Your task:
Include the line containing "V808 H82.3 L94.5,828.3" and all lines before it, repeated exactly from the listing below, without pictures.

++++++++++

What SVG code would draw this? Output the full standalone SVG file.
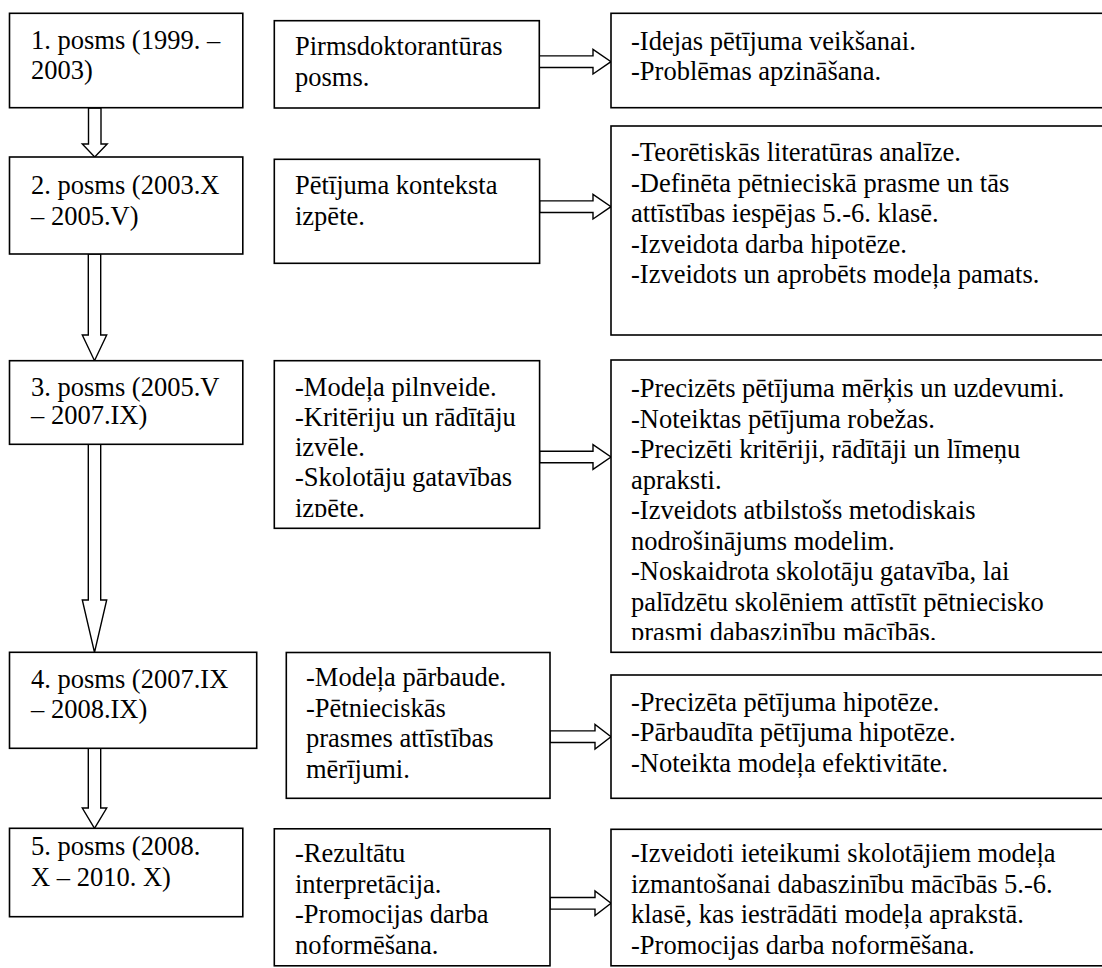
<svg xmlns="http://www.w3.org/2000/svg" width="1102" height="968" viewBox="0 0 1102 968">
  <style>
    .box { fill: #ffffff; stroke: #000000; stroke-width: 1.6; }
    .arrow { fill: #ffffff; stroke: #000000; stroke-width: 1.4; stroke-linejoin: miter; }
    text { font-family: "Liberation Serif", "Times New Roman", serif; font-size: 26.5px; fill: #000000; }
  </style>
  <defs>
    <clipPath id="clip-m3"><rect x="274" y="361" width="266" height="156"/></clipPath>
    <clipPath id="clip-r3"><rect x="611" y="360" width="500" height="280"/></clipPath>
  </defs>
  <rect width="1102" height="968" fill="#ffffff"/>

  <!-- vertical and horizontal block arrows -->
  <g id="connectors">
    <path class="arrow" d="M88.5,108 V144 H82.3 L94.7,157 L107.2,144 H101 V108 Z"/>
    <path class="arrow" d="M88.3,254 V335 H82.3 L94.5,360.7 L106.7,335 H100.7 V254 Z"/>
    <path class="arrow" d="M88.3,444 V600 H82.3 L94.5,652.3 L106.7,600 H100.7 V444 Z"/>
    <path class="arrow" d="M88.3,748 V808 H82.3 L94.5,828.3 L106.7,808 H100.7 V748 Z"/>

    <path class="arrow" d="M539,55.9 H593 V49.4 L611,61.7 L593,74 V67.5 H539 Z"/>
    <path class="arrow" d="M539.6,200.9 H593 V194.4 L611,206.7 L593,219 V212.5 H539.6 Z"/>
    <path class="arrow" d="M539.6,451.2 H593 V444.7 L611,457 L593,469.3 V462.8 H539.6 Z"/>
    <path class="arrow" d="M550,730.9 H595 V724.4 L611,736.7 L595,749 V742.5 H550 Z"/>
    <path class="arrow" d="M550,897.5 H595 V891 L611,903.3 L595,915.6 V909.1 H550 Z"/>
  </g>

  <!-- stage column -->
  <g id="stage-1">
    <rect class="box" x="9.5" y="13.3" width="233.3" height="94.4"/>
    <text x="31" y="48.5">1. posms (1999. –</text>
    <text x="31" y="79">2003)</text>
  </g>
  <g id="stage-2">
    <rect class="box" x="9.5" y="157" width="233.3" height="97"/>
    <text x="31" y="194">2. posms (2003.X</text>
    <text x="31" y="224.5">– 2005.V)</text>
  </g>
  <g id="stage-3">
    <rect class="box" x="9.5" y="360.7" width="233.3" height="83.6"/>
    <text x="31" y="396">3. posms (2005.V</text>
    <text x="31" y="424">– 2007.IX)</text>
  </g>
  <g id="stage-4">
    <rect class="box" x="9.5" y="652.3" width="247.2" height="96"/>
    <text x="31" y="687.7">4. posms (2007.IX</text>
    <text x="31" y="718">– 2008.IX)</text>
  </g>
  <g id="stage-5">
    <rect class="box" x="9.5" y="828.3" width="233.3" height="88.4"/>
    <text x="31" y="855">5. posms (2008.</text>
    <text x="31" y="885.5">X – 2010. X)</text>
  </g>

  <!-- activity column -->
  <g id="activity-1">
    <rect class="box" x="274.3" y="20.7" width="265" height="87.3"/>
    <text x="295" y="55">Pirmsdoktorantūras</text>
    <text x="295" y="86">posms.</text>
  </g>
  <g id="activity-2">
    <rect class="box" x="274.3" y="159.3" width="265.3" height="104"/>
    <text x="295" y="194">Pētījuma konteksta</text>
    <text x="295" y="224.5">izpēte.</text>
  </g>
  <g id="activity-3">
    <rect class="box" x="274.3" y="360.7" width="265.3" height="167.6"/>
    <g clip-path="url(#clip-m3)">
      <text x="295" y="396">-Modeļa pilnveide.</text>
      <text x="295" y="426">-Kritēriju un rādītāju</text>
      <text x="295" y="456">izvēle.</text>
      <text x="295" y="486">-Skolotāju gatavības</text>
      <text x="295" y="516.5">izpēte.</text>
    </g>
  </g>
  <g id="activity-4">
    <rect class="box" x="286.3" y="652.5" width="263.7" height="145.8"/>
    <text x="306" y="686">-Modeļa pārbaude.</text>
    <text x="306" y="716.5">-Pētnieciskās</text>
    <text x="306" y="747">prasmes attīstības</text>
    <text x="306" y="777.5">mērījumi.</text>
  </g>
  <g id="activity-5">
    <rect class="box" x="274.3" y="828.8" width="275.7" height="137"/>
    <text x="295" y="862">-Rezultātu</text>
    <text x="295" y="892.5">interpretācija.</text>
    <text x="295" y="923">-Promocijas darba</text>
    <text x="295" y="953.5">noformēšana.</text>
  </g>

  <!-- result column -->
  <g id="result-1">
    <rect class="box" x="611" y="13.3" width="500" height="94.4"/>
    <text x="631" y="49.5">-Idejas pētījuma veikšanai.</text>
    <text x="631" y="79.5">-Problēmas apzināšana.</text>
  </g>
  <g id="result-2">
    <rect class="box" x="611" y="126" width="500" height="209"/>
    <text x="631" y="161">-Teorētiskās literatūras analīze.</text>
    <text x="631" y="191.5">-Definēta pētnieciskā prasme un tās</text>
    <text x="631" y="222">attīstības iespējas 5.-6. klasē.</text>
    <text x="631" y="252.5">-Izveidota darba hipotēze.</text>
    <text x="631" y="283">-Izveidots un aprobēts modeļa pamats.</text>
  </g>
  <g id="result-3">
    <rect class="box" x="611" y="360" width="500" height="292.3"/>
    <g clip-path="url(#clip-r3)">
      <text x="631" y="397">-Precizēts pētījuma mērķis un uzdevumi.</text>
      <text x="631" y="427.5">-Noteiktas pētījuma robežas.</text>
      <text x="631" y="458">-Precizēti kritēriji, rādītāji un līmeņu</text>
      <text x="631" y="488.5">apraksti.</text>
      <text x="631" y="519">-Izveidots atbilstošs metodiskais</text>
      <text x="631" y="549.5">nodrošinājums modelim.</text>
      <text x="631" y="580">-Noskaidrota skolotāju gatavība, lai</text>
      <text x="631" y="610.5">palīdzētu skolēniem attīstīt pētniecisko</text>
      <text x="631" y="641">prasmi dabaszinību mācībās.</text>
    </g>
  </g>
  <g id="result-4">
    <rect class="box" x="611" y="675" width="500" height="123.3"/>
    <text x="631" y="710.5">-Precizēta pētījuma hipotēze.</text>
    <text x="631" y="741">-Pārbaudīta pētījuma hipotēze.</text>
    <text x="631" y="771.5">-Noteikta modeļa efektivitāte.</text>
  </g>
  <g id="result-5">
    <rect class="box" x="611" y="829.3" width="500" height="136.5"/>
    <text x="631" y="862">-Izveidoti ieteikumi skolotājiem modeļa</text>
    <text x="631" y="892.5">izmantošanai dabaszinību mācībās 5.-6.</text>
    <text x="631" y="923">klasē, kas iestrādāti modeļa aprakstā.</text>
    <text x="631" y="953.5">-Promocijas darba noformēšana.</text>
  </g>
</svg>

++++++++++

Answer below:
What SVG code would draw this? Output the full standalone SVG file.
<svg xmlns="http://www.w3.org/2000/svg" width="1102" height="968" viewBox="0 0 1102 968">
  <style>
    .box { fill: #ffffff; stroke: #000000; stroke-width: 1.6; }
    .arrow { fill: #ffffff; stroke: #000000; stroke-width: 1.4; stroke-linejoin: miter; }
    text { font-family: "Liberation Serif", "Times New Roman", serif; font-size: 26.5px; fill: #000000; }
  </style>
  <defs>
    <clipPath id="clip-m3"><rect x="274" y="361" width="266" height="156"/></clipPath>
    <clipPath id="clip-r3"><rect x="611" y="360" width="500" height="280"/></clipPath>
  </defs>
  <rect width="1102" height="968" fill="#ffffff"/>

  <!-- vertical and horizontal block arrows -->
  <g id="connectors">
    <path class="arrow" d="M88.5,108 V144 H82.3 L94.7,157 L107.2,144 H101 V108 Z"/>
    <path class="arrow" d="M88.3,254 V335 H82.3 L94.5,360.7 L106.7,335 H100.7 V254 Z"/>
    <path class="arrow" d="M88.3,444 V600 H82.3 L94.5,652.3 L106.7,600 H100.7 V444 Z"/>
    <path class="arrow" d="M88.3,748 V808 H82.3 L94.5,828.3 L106.7,808 H100.7 V748 Z"/>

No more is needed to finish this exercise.